To be done >> Word for word, give the material below again, minus any images.

-------- Given material --------

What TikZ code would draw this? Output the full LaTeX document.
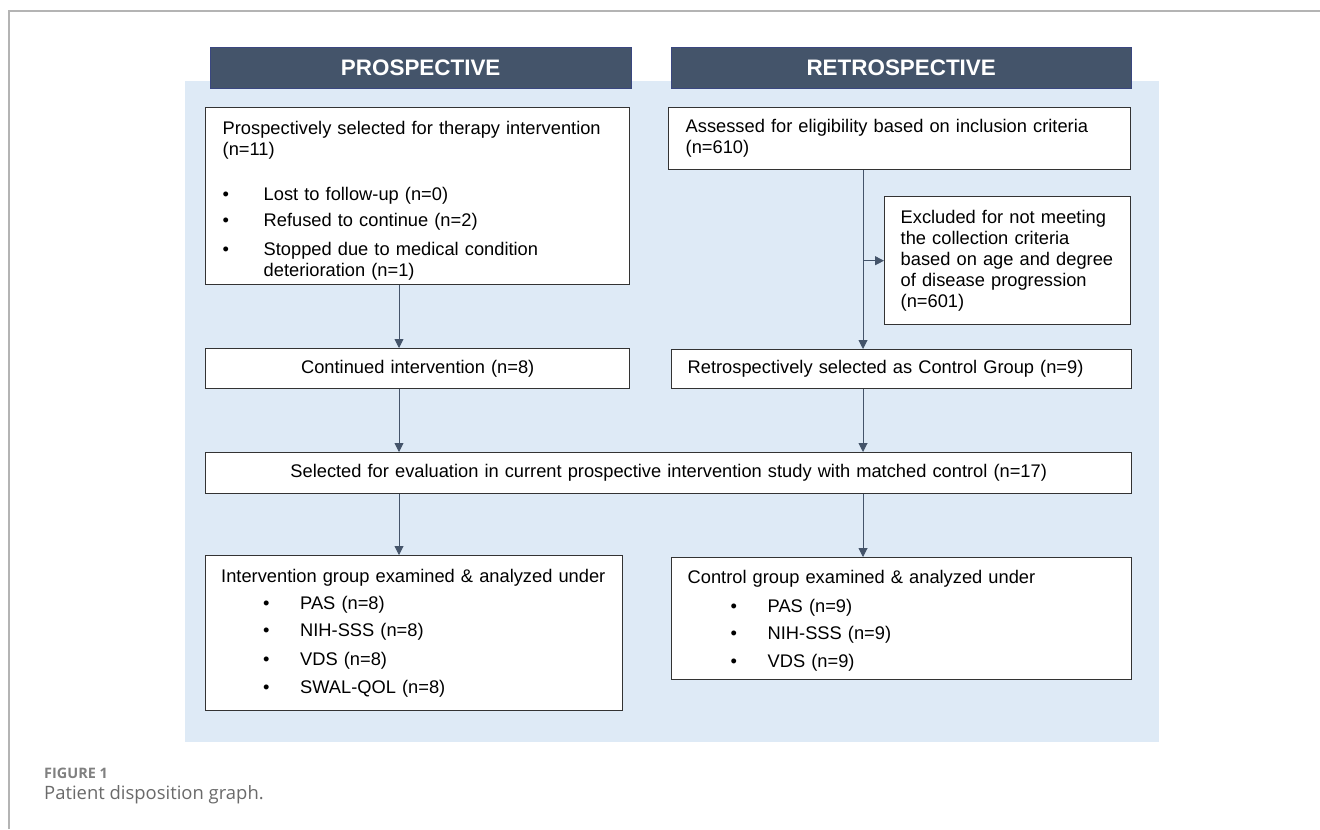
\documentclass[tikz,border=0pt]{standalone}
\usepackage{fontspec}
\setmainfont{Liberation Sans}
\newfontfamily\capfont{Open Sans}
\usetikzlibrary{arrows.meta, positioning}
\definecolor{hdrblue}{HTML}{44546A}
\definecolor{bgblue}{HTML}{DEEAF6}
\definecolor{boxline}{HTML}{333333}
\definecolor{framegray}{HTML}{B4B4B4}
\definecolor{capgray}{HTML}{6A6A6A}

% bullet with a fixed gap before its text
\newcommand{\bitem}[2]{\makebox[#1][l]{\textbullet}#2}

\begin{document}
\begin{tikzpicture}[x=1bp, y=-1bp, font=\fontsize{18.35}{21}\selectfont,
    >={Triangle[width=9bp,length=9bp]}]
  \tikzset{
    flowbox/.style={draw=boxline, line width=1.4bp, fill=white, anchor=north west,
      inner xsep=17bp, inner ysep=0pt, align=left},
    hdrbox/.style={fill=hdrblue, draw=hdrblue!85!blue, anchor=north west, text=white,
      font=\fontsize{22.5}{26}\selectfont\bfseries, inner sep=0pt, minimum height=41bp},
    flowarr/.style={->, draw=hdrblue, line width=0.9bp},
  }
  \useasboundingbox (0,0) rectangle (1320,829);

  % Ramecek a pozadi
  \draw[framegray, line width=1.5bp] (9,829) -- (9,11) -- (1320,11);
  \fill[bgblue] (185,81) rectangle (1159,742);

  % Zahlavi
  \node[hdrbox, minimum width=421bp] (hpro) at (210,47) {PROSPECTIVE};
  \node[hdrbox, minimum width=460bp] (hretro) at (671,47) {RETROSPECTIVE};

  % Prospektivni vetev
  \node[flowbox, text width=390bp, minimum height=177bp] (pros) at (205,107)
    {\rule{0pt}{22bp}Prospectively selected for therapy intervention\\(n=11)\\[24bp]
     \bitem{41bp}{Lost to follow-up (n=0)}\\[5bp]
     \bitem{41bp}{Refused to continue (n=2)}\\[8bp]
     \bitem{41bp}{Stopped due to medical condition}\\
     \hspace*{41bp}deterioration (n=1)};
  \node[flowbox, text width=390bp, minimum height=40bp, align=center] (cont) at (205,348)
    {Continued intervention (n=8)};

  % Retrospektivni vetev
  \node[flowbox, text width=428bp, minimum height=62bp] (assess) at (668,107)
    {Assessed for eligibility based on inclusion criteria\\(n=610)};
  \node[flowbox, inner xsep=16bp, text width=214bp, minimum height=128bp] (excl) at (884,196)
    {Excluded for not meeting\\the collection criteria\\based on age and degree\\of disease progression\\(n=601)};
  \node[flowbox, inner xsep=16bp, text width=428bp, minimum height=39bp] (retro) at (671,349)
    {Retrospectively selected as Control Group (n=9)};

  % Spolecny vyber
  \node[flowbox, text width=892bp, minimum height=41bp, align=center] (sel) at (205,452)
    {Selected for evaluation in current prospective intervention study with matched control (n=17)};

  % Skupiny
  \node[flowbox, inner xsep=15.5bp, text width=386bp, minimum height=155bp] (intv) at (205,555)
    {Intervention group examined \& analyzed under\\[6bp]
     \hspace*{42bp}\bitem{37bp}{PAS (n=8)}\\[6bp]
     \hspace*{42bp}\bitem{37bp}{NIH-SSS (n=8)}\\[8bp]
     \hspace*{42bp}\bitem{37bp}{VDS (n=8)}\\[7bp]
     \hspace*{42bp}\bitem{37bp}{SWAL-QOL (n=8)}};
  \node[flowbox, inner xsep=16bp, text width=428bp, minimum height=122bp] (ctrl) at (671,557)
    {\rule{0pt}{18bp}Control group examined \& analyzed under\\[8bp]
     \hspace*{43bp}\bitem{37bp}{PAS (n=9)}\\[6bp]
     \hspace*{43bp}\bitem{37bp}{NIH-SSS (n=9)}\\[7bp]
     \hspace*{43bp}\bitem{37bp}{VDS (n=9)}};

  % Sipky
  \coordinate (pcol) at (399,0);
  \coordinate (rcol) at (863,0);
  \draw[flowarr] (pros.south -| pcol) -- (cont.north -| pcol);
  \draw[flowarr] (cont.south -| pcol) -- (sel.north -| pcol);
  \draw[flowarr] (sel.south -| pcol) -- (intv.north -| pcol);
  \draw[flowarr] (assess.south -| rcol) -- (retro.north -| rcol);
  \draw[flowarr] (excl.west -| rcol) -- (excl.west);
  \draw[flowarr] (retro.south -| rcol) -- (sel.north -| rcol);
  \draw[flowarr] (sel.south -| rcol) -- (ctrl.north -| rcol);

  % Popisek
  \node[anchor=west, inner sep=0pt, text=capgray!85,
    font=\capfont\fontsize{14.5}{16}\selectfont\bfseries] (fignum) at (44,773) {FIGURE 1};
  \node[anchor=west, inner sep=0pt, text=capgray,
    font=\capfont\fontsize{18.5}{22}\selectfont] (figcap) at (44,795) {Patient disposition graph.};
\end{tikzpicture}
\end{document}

--------

Correct answer >>
What TikZ code would draw this? Output the full LaTeX document.
\documentclass[tikz,border=0pt]{standalone}
\usepackage{fontspec}
\setmainfont{Liberation Sans}
\newfontfamily\capfont{Open Sans}
\usetikzlibrary{arrows.meta, positioning}
\definecolor{hdrblue}{HTML}{44546A}
\definecolor{bgblue}{HTML}{DEEAF6}
\definecolor{boxline}{HTML}{333333}
\definecolor{framegray}{HTML}{B4B4B4}
\definecolor{capgray}{HTML}{6A6A6A}

% bullet with a fixed gap before its text
\newcommand{\bitem}[2]{\makebox[#1][l]{\textbullet}#2}

\begin{document}
\begin{tikzpicture}[x=1bp, y=-1bp, font=\fontsize{18.35}{21}\selectfont,
    >={Triangle[width=9bp,length=9bp]}]
  \tikzset{
    flowbox/.style={draw=boxline, line width=1.4bp, fill=white, anchor=north west,
      inner xsep=17bp, inner ysep=0pt, align=left},
    hdrbox/.style={fill=hdrblue, draw=hdrblue!85!blue, anchor=north west, text=white,
      font=\fontsize{22.5}{26}\selectfont\bfseries, inner sep=0pt, minimum height=41bp},
    flowarr/.style={->, draw=hdrblue, line width=0.9bp},
  }
  \useasboundingbox (0,0) rectangle (1320,829);

  % Ramecek a pozadi
  \draw[framegray, line width=1.5bp] (9,829) -- (9,11) -- (1320,11);
  \fill[bgblue] (185,81) rectangle (1159,742);

  % Zahlavi
  \node[hdrbox, minimum width=421bp] (hpro) at (210,47) {PROSPECTIVE};
  \node[hdrbox, minimum width=460bp] (hretro) at (671,47) {RETROSPECTIVE};

  % Prospektivni vetev
  \node[flowbox, text width=390bp, minimum height=177bp] (pros) at (205,107)
    {\rule{0pt}{22bp}Prospectively selected for therapy intervention\\(n=11)\\[24bp]
     \bitem{41bp}{Lost to follow-up (n=0)}\\[5bp]
     \bitem{41bp}{Refused to continue (n=2)}\\[8bp]
     \bitem{41bp}{Stopped due to medical condition}\\
     \hspace*{41bp}deterioration (n=1)};
  \node[flowbox, text width=390bp, minimum height=40bp, align=center] (cont) at (205,348)
    {Continued intervention (n=8)};

  % Retrospektivni vetev
  \node[flowbox, text width=428bp, minimum height=62bp] (assess) at (668,107)
    {Assessed for eligibility based on inclusion criteria\\(n=610)};
  \node[flowbox, inner xsep=16bp, text width=214bp, minimum height=128bp] (excl) at (884,196)
    {Excluded for not meeting\\the collection criteria\\based on age and degree\\of disease progression\\(n=601)};
  \node[flowbox, inner xsep=16bp, text width=428bp, minimum height=39bp] (retro) at (671,349)
    {Retrospectively selected as Control Group (n=9)};

  % Spolecny vyber
  \node[flowbox, text width=892bp, minimum height=41bp, align=center] (sel) at (205,452)
    {Selected for evaluation in current prospective intervention study with matched control (n=17)};

  % Skupiny
  \node[flowbox, inner xsep=15.5bp, text width=386bp, minimum height=155bp] (intv) at (205,555)
    {Intervention group examined \& analyzed under\\[6bp]
     \hspace*{42bp}\bitem{37bp}{PAS (n=8)}\\[6bp]
     \hspace*{42bp}\bitem{37bp}{NIH-SSS (n=8)}\\[8bp]
     \hspace*{42bp}\bitem{37bp}{VDS (n=8)}\\[7bp]
     \hspace*{42bp}\bitem{37bp}{SWAL-QOL (n=8)}};
  \node[flowbox, inner xsep=16bp, text width=428bp, minimum height=122bp] (ctrl) at (671,557)
    {\rule{0pt}{18bp}Control group examined \& analyzed under\\[8bp]
     \hspace*{43bp}\bitem{37bp}{PAS (n=9)}\\[6bp]
     \hspace*{43bp}\bitem{37bp}{NIH-SSS (n=9)}\\[7bp]
     \hspace*{43bp}\bitem{37bp}{VDS (n=9)}};

  % Sipky
  \coordinate (pcol) at (399,0);
  \coordinate (rcol) at (863,0);
  \draw[flowarr] (pros.south -| pcol) -- (cont.north -| pcol);
  \draw[flowarr] (cont.south -| pcol) -- (sel.north -| pcol);
  \draw[flowarr] (sel.south -| pcol) -- (intv.north -| pcol);
  \draw[flowarr] (assess.south -| rcol) -- (retro.north -| rcol);
  \draw[flowarr] (excl.west -| rcol) -- (excl.west);
  \draw[flowarr] (retro.south -| rcol) -- (sel.north -| rcol);
  \draw[flowarr] (sel.south -| rcol) -- (ctrl.north -| rcol);

  % Popisek
  \node[anchor=west, inner sep=0pt, text=capgray!85,
    font=\capfont\fontsize{14.5}{16}\selectfont\bfseries] (fignum) at (44,773) {FIGURE 1};
  \node[anchor=west, inner sep=0pt, text=capgray,
    font=\capfont\fontsize{18.5}{22}\selectfont] (figcap) at (44,795) {Patient disposition graph.};
\end{tikzpicture}
\end{document}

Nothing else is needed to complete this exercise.